Data section:
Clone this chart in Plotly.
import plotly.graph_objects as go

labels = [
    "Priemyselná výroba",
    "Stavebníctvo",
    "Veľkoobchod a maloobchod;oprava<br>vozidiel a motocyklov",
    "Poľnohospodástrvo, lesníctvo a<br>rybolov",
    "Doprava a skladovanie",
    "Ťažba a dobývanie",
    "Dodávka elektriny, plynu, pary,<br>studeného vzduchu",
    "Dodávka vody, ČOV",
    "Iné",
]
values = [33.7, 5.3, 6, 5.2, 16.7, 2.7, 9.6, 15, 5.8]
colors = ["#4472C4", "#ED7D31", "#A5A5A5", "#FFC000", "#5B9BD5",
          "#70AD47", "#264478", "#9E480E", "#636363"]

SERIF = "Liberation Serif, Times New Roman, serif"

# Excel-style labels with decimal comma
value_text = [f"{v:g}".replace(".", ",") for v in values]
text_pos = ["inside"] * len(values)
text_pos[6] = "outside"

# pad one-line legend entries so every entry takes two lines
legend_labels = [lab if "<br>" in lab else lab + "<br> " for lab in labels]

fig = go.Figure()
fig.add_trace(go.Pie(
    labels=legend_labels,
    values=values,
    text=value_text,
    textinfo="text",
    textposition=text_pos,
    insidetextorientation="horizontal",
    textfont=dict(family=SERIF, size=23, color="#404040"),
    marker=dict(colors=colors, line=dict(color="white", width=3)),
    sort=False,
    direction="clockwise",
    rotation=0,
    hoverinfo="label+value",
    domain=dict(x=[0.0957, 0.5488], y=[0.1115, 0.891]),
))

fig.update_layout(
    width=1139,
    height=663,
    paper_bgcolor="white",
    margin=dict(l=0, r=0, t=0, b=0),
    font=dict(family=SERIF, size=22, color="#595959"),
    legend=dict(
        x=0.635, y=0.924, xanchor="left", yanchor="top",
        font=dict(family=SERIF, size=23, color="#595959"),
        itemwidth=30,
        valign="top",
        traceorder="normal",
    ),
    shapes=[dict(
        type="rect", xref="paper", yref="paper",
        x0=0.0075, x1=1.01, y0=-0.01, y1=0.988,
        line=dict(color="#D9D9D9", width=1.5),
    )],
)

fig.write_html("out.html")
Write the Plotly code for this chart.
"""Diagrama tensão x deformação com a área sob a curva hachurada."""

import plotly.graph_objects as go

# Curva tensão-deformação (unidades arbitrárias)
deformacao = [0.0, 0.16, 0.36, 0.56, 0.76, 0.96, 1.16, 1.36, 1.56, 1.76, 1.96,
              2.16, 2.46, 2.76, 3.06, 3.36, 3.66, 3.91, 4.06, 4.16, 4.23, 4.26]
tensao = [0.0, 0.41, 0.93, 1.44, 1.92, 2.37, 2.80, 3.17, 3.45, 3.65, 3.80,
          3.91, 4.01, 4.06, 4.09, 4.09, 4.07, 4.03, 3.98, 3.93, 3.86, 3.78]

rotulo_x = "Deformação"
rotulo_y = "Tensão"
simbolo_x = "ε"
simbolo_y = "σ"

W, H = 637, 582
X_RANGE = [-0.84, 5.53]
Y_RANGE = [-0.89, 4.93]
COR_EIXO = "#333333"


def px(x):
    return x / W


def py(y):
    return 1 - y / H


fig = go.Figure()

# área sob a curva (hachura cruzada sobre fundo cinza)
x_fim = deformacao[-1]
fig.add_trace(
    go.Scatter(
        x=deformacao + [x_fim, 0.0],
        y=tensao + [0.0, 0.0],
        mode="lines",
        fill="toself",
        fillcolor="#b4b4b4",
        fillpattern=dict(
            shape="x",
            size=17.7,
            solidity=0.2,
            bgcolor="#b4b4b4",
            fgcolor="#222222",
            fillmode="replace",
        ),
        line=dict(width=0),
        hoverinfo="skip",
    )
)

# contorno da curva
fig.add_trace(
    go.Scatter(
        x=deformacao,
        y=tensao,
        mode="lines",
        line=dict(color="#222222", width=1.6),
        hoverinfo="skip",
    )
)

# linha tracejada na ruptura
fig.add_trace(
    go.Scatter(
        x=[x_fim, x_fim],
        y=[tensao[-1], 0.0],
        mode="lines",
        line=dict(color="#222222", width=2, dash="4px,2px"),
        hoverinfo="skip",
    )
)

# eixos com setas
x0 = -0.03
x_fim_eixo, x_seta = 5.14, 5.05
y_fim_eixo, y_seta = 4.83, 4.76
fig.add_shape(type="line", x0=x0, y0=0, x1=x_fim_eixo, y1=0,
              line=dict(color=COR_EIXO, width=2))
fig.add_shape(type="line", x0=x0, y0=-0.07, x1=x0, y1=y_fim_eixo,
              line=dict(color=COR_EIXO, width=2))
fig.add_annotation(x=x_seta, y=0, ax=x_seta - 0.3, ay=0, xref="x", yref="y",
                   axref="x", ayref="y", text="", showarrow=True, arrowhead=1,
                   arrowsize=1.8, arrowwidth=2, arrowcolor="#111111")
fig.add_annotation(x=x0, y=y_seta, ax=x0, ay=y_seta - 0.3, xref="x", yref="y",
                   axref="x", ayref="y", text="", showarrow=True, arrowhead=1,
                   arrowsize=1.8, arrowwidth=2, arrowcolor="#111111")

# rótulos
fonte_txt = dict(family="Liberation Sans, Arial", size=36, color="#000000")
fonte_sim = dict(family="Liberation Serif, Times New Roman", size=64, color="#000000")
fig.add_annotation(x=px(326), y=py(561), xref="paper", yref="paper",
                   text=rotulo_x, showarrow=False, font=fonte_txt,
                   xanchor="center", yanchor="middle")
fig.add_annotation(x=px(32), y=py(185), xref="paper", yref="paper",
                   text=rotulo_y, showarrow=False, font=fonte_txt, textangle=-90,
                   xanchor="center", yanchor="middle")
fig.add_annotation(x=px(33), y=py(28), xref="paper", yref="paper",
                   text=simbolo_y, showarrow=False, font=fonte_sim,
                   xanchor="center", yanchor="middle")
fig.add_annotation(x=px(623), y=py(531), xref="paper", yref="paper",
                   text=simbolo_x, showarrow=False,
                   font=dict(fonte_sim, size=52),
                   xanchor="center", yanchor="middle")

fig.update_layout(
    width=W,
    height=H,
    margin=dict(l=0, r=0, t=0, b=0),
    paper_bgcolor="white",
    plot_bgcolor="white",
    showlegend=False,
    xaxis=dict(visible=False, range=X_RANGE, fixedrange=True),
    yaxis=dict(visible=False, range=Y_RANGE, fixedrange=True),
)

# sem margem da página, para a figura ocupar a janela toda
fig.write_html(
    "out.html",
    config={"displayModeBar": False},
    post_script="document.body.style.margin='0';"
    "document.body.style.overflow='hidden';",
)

The problem: Quote the data in full, keeping each word unchanged.

Task answer:
Clone this chart in Plotly.
import plotly.graph_objects as go

labels = [
    "Priemyselná výroba",
    "Stavebníctvo",
    "Veľkoobchod a maloobchod;oprava<br>vozidiel a motocyklov",
    "Poľnohospodástrvo, lesníctvo a<br>rybolov",
    "Doprava a skladovanie",
    "Ťažba a dobývanie",
    "Dodávka elektriny, plynu, pary,<br>studeného vzduchu",
    "Dodávka vody, ČOV",
    "Iné",
]
values = [33.7, 5.3, 6, 5.2, 16.7, 2.7, 9.6, 15, 5.8]
colors = ["#4472C4", "#ED7D31", "#A5A5A5", "#FFC000", "#5B9BD5",
          "#70AD47", "#264478", "#9E480E", "#636363"]

SERIF = "Liberation Serif, Times New Roman, serif"

# Excel-style labels with decimal comma
value_text = [f"{v:g}".replace(".", ",") for v in values]
text_pos = ["inside"] * len(values)
text_pos[6] = "outside"

# pad one-line legend entries so every entry takes two lines
legend_labels = [lab if "<br>" in lab else lab + "<br> " for lab in labels]

fig = go.Figure()
fig.add_trace(go.Pie(
    labels=legend_labels,
    values=values,
    text=value_text,
    textinfo="text",
    textposition=text_pos,
    insidetextorientation="horizontal",
    textfont=dict(family=SERIF, size=23, color="#404040"),
    marker=dict(colors=colors, line=dict(color="white", width=3)),
    sort=False,
    direction="clockwise",
    rotation=0,
    hoverinfo="label+value",
    domain=dict(x=[0.0957, 0.5488], y=[0.1115, 0.891]),
))

fig.update_layout(
    width=1139,
    height=663,
    paper_bgcolor="white",
    margin=dict(l=0, r=0, t=0, b=0),
    font=dict(family=SERIF, size=22, color="#595959"),
    legend=dict(
        x=0.635, y=0.924, xanchor="left", yanchor="top",
        font=dict(family=SERIF, size=23, color="#595959"),
        itemwidth=30,
        valign="top",
        traceorder="normal",
    ),
    shapes=[dict(
        type="rect", xref="paper", yref="paper",
        x0=0.0075, x1=1.01, y0=-0.01, y1=0.988,
        line=dict(color="#D9D9D9", width=1.5),
    )],
)

fig.write_html("out.html")
Write the Plotly code for this chart.
"""Diagrama tensão x deformação com a área sob a curva hachurada."""

import plotly.graph_objects as go

# Curva tensão-deformação (unidades arbitrárias)
deformacao = [0.0, 0.16, 0.36, 0.56, 0.76, 0.96, 1.16, 1.36, 1.56, 1.76, 1.96,
              2.16, 2.46, 2.76, 3.06, 3.36, 3.66, 3.91, 4.06, 4.16, 4.23, 4.26]
tensao = [0.0, 0.41, 0.93, 1.44, 1.92, 2.37, 2.80, 3.17, 3.45, 3.65, 3.80,
          3.91, 4.01, 4.06, 4.09, 4.09, 4.07, 4.03, 3.98, 3.93, 3.86, 3.78]

rotulo_x = "Deformação"
rotulo_y = "Tensão"
simbolo_x = "ε"
simbolo_y = "σ"

W, H = 637, 582
X_RANGE = [-0.84, 5.53]
Y_RANGE = [-0.89, 4.93]
COR_EIXO = "#333333"


def px(x):
    return x / W


def py(y):
    return 1 - y / H


fig = go.Figure()

# área sob a curva (hachura cruzada sobre fundo cinza)
x_fim = deformacao[-1]
fig.add_trace(
    go.Scatter(
        x=deformacao + [x_fim, 0.0],
        y=tensao + [0.0, 0.0],
        mode="lines",
        fill="toself",
        fillcolor="#b4b4b4",
        fillpattern=dict(
            shape="x",
            size=17.7,
            solidity=0.2,
            bgcolor="#b4b4b4",
            fgcolor="#222222",
            fillmode="replace",
        ),
        line=dict(width=0),
        hoverinfo="skip",
    )
)

# contorno da curva
fig.add_trace(
    go.Scatter(
        x=deformacao,
        y=tensao,
        mode="lines",
        line=dict(color="#222222", width=1.6),
        hoverinfo="skip",
    )
)

# linha tracejada na ruptura
fig.add_trace(
    go.Scatter(
        x=[x_fim, x_fim],
        y=[tensao[-1], 0.0],
        mode="lines",
        line=dict(color="#222222", width=2, dash="4px,2px"),
        hoverinfo="skip",
    )
)

# eixos com setas
x0 = -0.03
x_fim_eixo, x_seta = 5.14, 5.05
y_fim_eixo, y_seta = 4.83, 4.76
fig.add_shape(type="line", x0=x0, y0=0, x1=x_fim_eixo, y1=0,
              line=dict(color=COR_EIXO, width=2))
fig.add_shape(type="line", x0=x0, y0=-0.07, x1=x0, y1=y_fim_eixo,
              line=dict(color=COR_EIXO, width=2))
fig.add_annotation(x=x_seta, y=0, ax=x_seta - 0.3, ay=0, xref="x", yref="y",
                   axref="x", ayref="y", text="", showarrow=True, arrowhead=1,
                   arrowsize=1.8, arrowwidth=2, arrowcolor="#111111")
fig.add_annotation(x=x0, y=y_seta, ax=x0, ay=y_seta - 0.3, xref="x", yref="y",
                   axref="x", ayref="y", text="", showarrow=True, arrowhead=1,
                   arrowsize=1.8, arrowwidth=2, arrowcolor="#111111")

# rótulos
fonte_txt = dict(family="Liberation Sans, Arial", size=36, color="#000000")
fonte_sim = dict(family="Liberation Serif, Times New Roman", size=64, color="#000000")
fig.add_annotation(x=px(326), y=py(561), xref="paper", yref="paper",
                   text=rotulo_x, showarrow=False, font=fonte_txt,
                   xanchor="center", yanchor="middle")
fig.add_annotation(x=px(32), y=py(185), xref="paper", yref="paper",
                   text=rotulo_y, showarrow=False, font=fonte_txt, textangle=-90,
                   xanchor="center", yanchor="middle")
fig.add_annotation(x=px(33), y=py(28), xref="paper", yref="paper",
                   text=simbolo_y, showarrow=False, font=fonte_sim,
                   xanchor="center", yanchor="middle")
fig.add_annotation(x=px(623), y=py(531), xref="paper", yref="paper",
                   text=simbolo_x, showarrow=False,
                   font=dict(fonte_sim, size=52),
                   xanchor="center", yanchor="middle")

fig.update_layout(
    width=W,
    height=H,
    margin=dict(l=0, r=0, t=0, b=0),
    paper_bgcolor="white",
    plot_bgcolor="white",
    showlegend=False,
    xaxis=dict(visible=False, range=X_RANGE, fixedrange=True),
    yaxis=dict(visible=False, range=Y_RANGE, fixedrange=True),
)

# sem margem da página, para a figura ocupar a janela toda
fig.write_html(
    "out.html",
    config={"displayModeBar": False},
    post_script="document.body.style.margin='0';"
    "document.body.style.overflow='hidden';",
)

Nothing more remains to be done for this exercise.